With your permission, a Cheann Comhairle, I propose to take Questions Nos. 2 to 4 together.
I presume that "the report in the current issue of the British Medical Journal relating to possible dangers associated with the drug preludin”, referred to in Question No. 2 is to a letter from two doctors in Britain which appeared in the issue of the Journal mentioned dated 17th November. That letter dealt with the birth of two deformed infants to one mother and concluded with the words “While it may be only a remarkable coincidence that the two pregnancies in which preludin was taken each ended in a similarly deformed infant, the possibility that preludin was responsible for the deformities cannot be ignored”. On the strength of the suspicion voiced in that letter, unsupported by any other evidence, I could not feel justified in taking the drastic action recommended in the question. In the last few days, however, it came to my notice that the same drug had come under consideration elsewhere and I have made an Order under Section 65 of the Health Act, 1947, providing as a precautionary, temporary measure, that the drug, or preparations containing it, may be sold in future only on the prescription of a medical practitioner. I understand that the suppliers of the drug, which is a slimming preparation, are in process of circularising all doctors in this country advising them, for the present, not to prescribe it for women who might be pregnant. The medical profession has not suggested that the drug may not safely be used in the treatment of men and, except during pregnancy, of women, and in these circumstances I do not feel that I would be justified in proscribing its use absolutely as the Deputy recommends. In fact, the Deputy's proposal raises an important question of general principle: the right of the Minister for Health to determine what drug should or should not be used by a properly qualified medical practitioner in his treatment of a particular patient and so interfere with the practitioner's liberty to afford to such patient the treatment he thinks most appropriate. I am sure the Dáil will agree with me that this is a matter which should be left to the individual doctor concerned.

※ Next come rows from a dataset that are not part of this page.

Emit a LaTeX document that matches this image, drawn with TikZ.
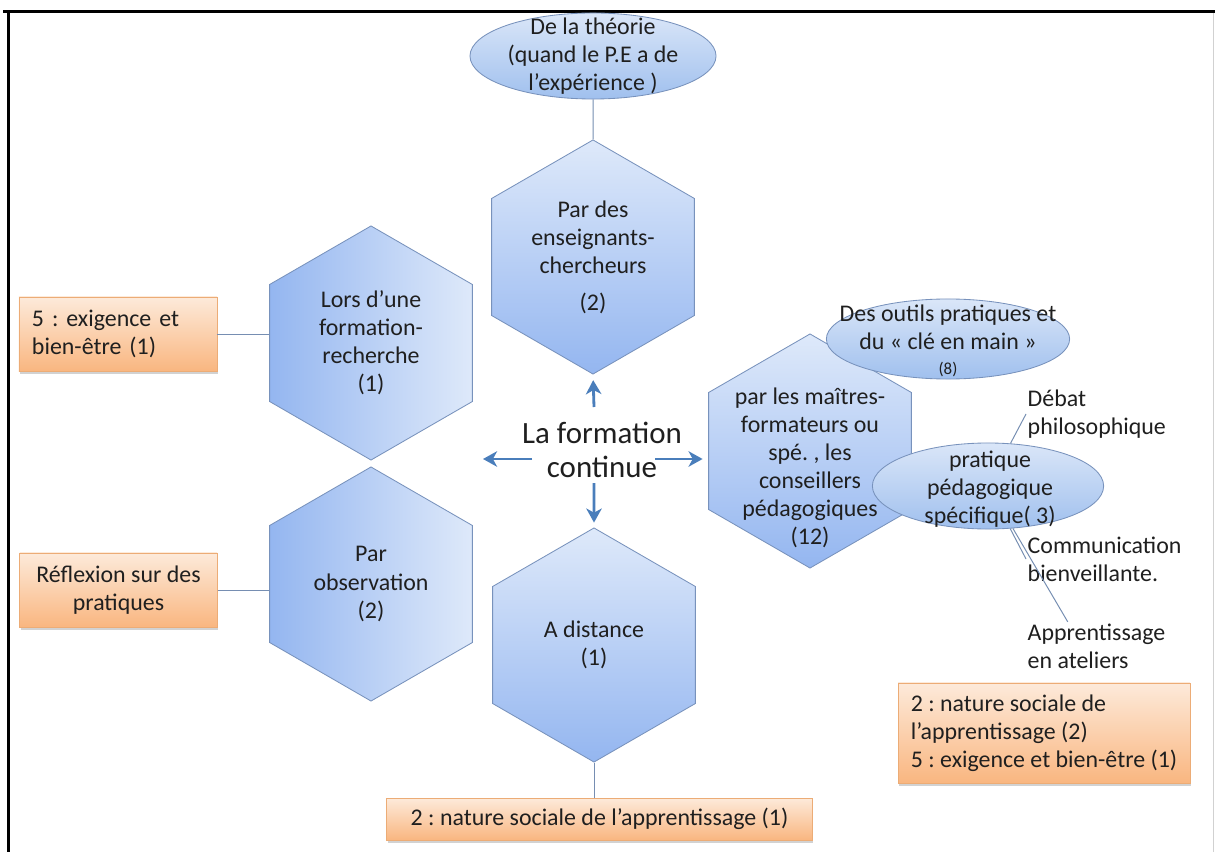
\documentclass[tikz,border=0pt]{standalone}
\usepackage{fontspec}
\setmainfont{Carlito}
\frenchspacing
\usetikzlibrary{
  arrows.meta,
  calc,
  shapes.geometric,
  shadows
}
\definecolor{hexLight}{RGB}{222,233,250}
\definecolor{hexDeep}{RGB}{148,182,240}
\definecolor{hexStroke}{RGB}{120,146,188}
\definecolor{bulleLight}{RGB}{218,230,248}
\definecolor{bulleDeep}{RGB}{160,192,238}
\definecolor{peachLight}{RGB}{253,234,218}
\definecolor{peachDeep}{RGB}{249,182,128}
\definecolor{peachStroke}{RGB}{236,172,118}
\definecolor{arrowBlue}{RGB}{74,126,187}
\definecolor{linkGrey}{RGB}{118,142,178}
\colorlet{ink}{black!88}
\tikzset{
  txt/.style={font=\fontsize{17}{20}\selectfont, text=ink, align=center, inner sep=1pt},
  hexa/.style={
    regular polygon,
    regular polygon sides=6,
    shape border rotate=30,
    draw=hexStroke,
    line width=0.6pt,
    minimum size=5.85cm,
    inner sep=0pt,
    align=center,
    font=\fontsize{17}{20}\selectfont,
    text=ink
  },
  hexa down/.style={hexa, top color=hexLight, bottom color=hexDeep},
  hexa side/.style={hexa, left color=hexDeep, right color=hexLight},
  bulle/.style={
    ellipse,
    draw=hexStroke,
    line width=0.6pt,
    top color=bulleLight,
    bottom color=bulleDeep,
    inner sep=0pt
  },
  notebox/.style={
    rectangle,
    draw=peachStroke,
    line width=0.6pt,
    top color=peachLight,
    bottom color=peachDeep,
    drop shadow={shadow xshift=0.6pt, shadow yshift=-1.8pt, opacity=0.35},
    inner xsep=0.32cm,
    inner ysep=2pt,
    align=left,
    font=\fontsize{17}{20}\selectfont,
    text=ink
  },
  side label/.style={txt, align=left, anchor=west},
  link/.style={draw=linkGrey, line width=0.7pt},
  arrow/.style={-{Stealth[length=10pt,width=11pt,inset=3pt]}, draw=arrowBlue, line width=2pt}
}

\begin{document}
\begin{tikzpicture}[x=0.025cm,y=-0.025cm]
  \useasboundingbox (0,0) rectangle (1215,852);
  \fill[white] (0,0) rectangle (1215,852);

  % cadre
  \draw[line width=2.5pt, black] (3,11.5) -- (1215,11.5);
  \draw[line width=2.5pt, black] (8.5,10.2) -- (8.5,852);
  \draw[line width=0.8pt, black!18] (1213.5,13) -- (1213.5,852);

  % hexagones
  \node[hexa down] (hexTop) at (593,257) {Par des\\enseignants-\\chercheurs\\[6pt](2)};
  \node[hexa side] (hexLR) at (371,343) {Lors d’une\\formation-\\recherche\\(1)};
  \node[hexa side] (hexLO) at (371,584) {Par\\observation\\(2)};
  \node[hexa down] (hexBot) at (594,645) {A distance\\(1)};
  \node[hexa down] (hexR) at (810,451) {};
  \node[txt] (hexR-txt) at (810,468) {par les maîtres-\\formateurs ou\\spé. , les\\conseillers\\pédagogiques\\(12)};

  % bulles
  \node[bulle, minimum width=6.15cm, minimum height=2.15cm] (theorie) at (593,56) {};
  \node[txt] (theorie-txt) at (593,56) {De la théorie\\(quand le P.E a de\\l’expérience )};
  \node[bulle, minimum width=6.08cm, minimum height=2.0cm] (outils) at (948,339) {};
  \node[txt] (outils-txt) at (948,341) {Des outils pratiques et\\du « clé en main »\\[-2pt]{\fontsize{12}{14}\selectfont (8)}};
  \node[bulle, minimum width=5.78cm, minimum height=2.15cm] (pratique) at (988,486) {};
  \node[txt] (pratique-txt) at (990,489) {pratique\\pédagogique\\spécifique( 3)};

  % pratiques citees
  \node[side label] (debat) at (1026,414) {Débat\\philosophique};
  \node[side label] (comm) at (1026,559) {Communication\\bienveillante.};
  \node[side label] (appr) at (1026,646) {Apprentissage\\en ateliers};

  % encadres orange
  \node[notebox, minimum width=4.95cm, minimum height=1.85cm, text width=4.3cm] (exig) at (118,334) {5 : exigence et\\bien-être (1)};
  \node[notebox, minimum width=4.93cm, minimum height=1.85cm, align=center] (refl) at (118.5,590) {Réflexion sur des\\pratiques};
  \node[notebox, minimum width=10.63cm, minimum height=1.05cm] (natureBot) at (599.5,819) {2 : nature sociale de l’apprentissage (1)};
  \node[notebox, minimum width=7.2cm, minimum height=2.5cm] (natureR) at (1044,733) {2 : nature sociale de\\l’apprentissage (2)\\5 : exigence et bien-être (1)};

  % liens
  \draw[link] (theorie.south) -- (hexTop.north);
  \draw[link] (exig.east) -- (exig.east -| hexLR.west);
  \draw[link] (refl.east) -- (refl.east -| hexLO.west);
  \draw[link] (hexBot.south) -- (hexBot.south |- natureBot.north);
  \draw[link] (pratique) -- (debat.west);
  \draw[link] (pratique) -- (comm.west);
  \draw[link] (pratique) -- (appr.140);

  % centre
  \node[font=\fontsize{22}{24}\selectfont, text=ink, align=center, inner sep=0pt] (centre) at (602,450) {La formation\\continue};
  \coordinate (fromN) at (594,407);
  \coordinate (fromW) at (532,459);
  \coordinate (fromE) at (655,459);
  \coordinate (fromS) at (594,483);
  \coordinate (toLeft) at (483,459);
  \draw[arrow, shorten >=4pt] (fromN) -- (hexTop.south);
  \draw[arrow] (fromW) -- (toLeft);
  \draw[arrow, shorten >=4pt] (fromE) -- (fromE -| hexR.west);
  \draw[arrow, shorten >=3.5pt] (fromS) -- (hexBot.north);
\end{tikzpicture}
\end{document}
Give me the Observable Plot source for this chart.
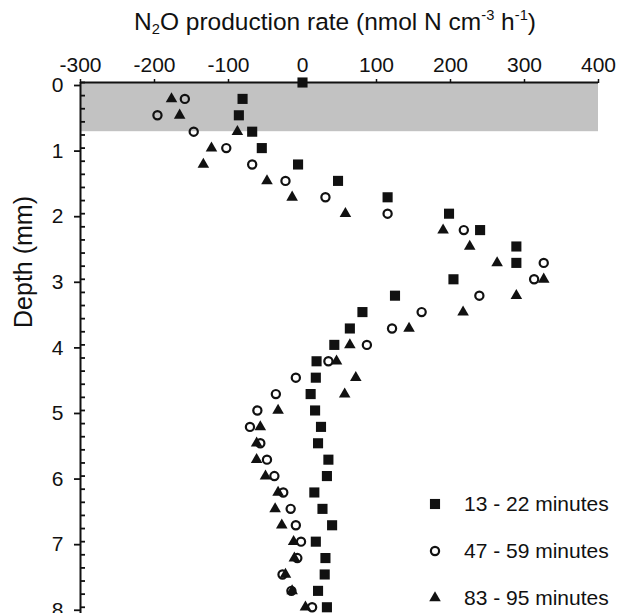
<!DOCTYPE html>
<html><head><meta charset="utf-8">
<script src="https://cdn.jsdelivr.net/npm/d3@7"></script>
<script src="https://cdn.jsdelivr.net/npm/@observablehq/plot@0.6"></script>
<style>
body{margin:0;background:#fff;font-family:"Liberation Sans",Arial,Helvetica,sans-serif;color:#111;}
#wrap{position:relative;width:624px;height:613px;overflow:hidden;}
#title{height:40px;box-sizing:border-box;padding-top:9px;padding-left:72px;width:598px;text-align:center;font-size:24.5px;line-height:26px;white-space:nowrap;}
#title sub,#title sup{font-size:0.6em;line-height:0;}
#title sub{vertical-align:-0.3em;}
#title sup{vertical-align:0.7em;}
#ylab{position:absolute;left:23px;top:262px;transform:translate(-50%,-50%) rotate(-90deg);font-size:25px;white-space:nowrap;}
.leg{position:absolute;display:flex;align-items:center;font-size:21px;white-space:nowrap;}
</style></head>
<body>
<div id="wrap">
<div id="title">N<sub>2</sub>O production rate (nmol N cm<sup>-3</sup> h<sup>-1</sup>)</div>
<div id="chart"></div>
<div id="ylab">Depth (mm)</div>
</div>
<script>
// ---- data ----
const depths = [0,0.25,0.5,0.75,1,1.25,1.5,1.75,2,2.25,2.5,2.75,3,3.25,3.5,3.75,4,4.25,4.5,4.75,5,5.25,5.5,5.75,6,6.25,6.5,6.75,7,7.25,7.5,7.75,8];
const min13_22 = [0,-81,-86,-68,-55,-6,48,115,198,240,289,289,204,125,81,64,43,19,18,11,17,25,21,35,33,16,27,40,18,31,30,21,33];
const min47_59 = [null,-159,-196,-147,-103,-68,-23,31,115,218,null,326,313,239,161,121,87,35,-9,-36,-61,-71,-57,-48,-38,-26,-16,-9,-2,-7,-27,-15,13];
const min83_95 = [null,-177,-166,-88,-123,-134,-48,-14,58,190,226,263,326,289,217,144,64,46,72,57,-33,-57,-62,-62,-50,-33,-37,-28,-12,-11,-23,-14,4];
const seriesNames = ["13 - 22 minutes","47 - 59 minutes","83 - 95 minutes"];
const xTicks = [-300,-200,-100,0,100,200,300,400];
const yTicks = [0,1,2,3,4,5,6,7,8];
const yMinorTicks = [0.2,0.4,0.6,0.8,1.2,1.4,1.6,1.8,2.2,2.4,2.6,2.8,3.2,3.4,3.6,3.8,4.2,4.4,4.6,4.8,5.2,5.4,5.6,5.8,6.2,6.4,6.6,6.8,7.2,7.4,7.6,7.8,8.2,8.4];
const shadedZone = [0, 0.75];

const rows = (vals) => depths.map((d,i)=>({depth:d, rate:vals[i]})).filter(r=>r.rate!=null);

const inwardTick = {draw(ctx){ctx.moveTo(0,0);ctx.lineTo(4.5,0);}};

const R = {sq:5.7, tri:4.3, circ:4.1};

const plot = Plot.plot({
  width: 624, height: 600,
  marginTop: 42, marginLeft: 80, marginRight: 26, marginBottom: 7,
  style: {fontFamily: '"Liberation Sans",Arial,Helvetica,sans-serif', fontSize: "21px", color:"#111", background:"#fff", overflow:"visible"},
  x: {domain: [xTicks[0], xTicks[xTicks.length-1]]},
  y: {domain: [0, 8.4], reverse: true},
  marks: [
    Plot.rect([{y1: shadedZone[0], y2: shadedZone[1]}], {y1:"y1", y2:"y2", fill:"#c2c2c2"}),
    Plot.ruleY([0], {stroke:"#111", strokeWidth:2}),
    Plot.ruleX([xTicks[0]], {stroke:"#111", strokeWidth:2}),
    Plot.axisX({anchor:"top", ticks:xTicks, tickSize:4, tickPadding:7, tickFormat:d=>String(d), label:null, strokeWidth:1.5, fontSize:21}),
    Plot.axisY({anchor:"left", ticks:yTicks, tickSize:6, tickPadding:11, tickFormat:d=>String(d), label:null, strokeWidth:1.8, fontSize:21, dy:3}),
    Plot.dot(yTicks.concat(yMinorTicks), {x:()=>xTicks[0], y:d=>d, symbol:inwardTick, stroke:"#111", strokeWidth:1.8, r:3}),
    Plot.dot(rows(min13_22), {x:"rate", y:"depth", symbol:"square", fill:"#111", r:R.sq}),
    Plot.dot(rows(min83_95), {x:"rate", y:"depth", symbol:"triangle", fill:"#111", r:R.tri}),
    Plot.dot(rows(min47_59), {x:"rate", y:"depth", symbol:"circle", fill:"none", stroke:"#111", strokeWidth:2.2, r:R.circ})
  ]
});
document.getElementById("chart").appendChild(plot);

// ---- legend (overlay) ----
const legSymbols = [
  {sym:d3.symbolSquare, r:R.sq, fill:"#111", stroke:"none"},
  {sym:d3.symbolCircle, r:R.circ, fill:"none", stroke:"#111"},
  {sym:d3.symbolTriangle, r:R.tri, fill:"#111", stroke:"none"}
];
const wrap = document.getElementById("wrap");
seriesNames.forEach((name,i)=>{
  const div = document.createElement("div");
  div.className = "leg";
  div.style.left = "423px";
  div.style.top = (492 + i*47) + "px";
  div.style.height = "24px";
  const s = legSymbols[i];
  const path = d3.symbol(s.sym, s.r*s.r*Math.PI)();
  div.innerHTML = `<svg width="24" height="24" viewBox="-12 -12 24 24" style="margin-right:17px"><path d="${path}" fill="${s.fill}" stroke="${s.stroke}" stroke-width="2.2"/></svg><span>${name}</span>`;
  wrap.appendChild(div);
});
</script>
</body></html>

My reply to Question No. 2 applies, mutatis mutandis, to Question No. 3.
As regards Question No. 4, the public anxiety to which the Deputy has referred does not arise from any lack of a recognised Irish standard relating to the manufacture and sale of drugs, but from the fact that drugs have been brought into use before all possibility of untoward results from their use by humans has been eliminated. I suggest, therefore, that the latter part of the question does not arise in the present context. In my reply last week to a question by Deputy Mullen and in reply to an earlier question by Deputy Kyne on 26th June last, I dealt in some detail with the whole complex question of the safety of drugs, particularly new drugs, in their clinical use. In relation to this particular aspect of the problem, it is pertinent to recall that preludin was in general use in very many countries for upwards of six years before its safety was questioned by any authoritative body of medical opinion.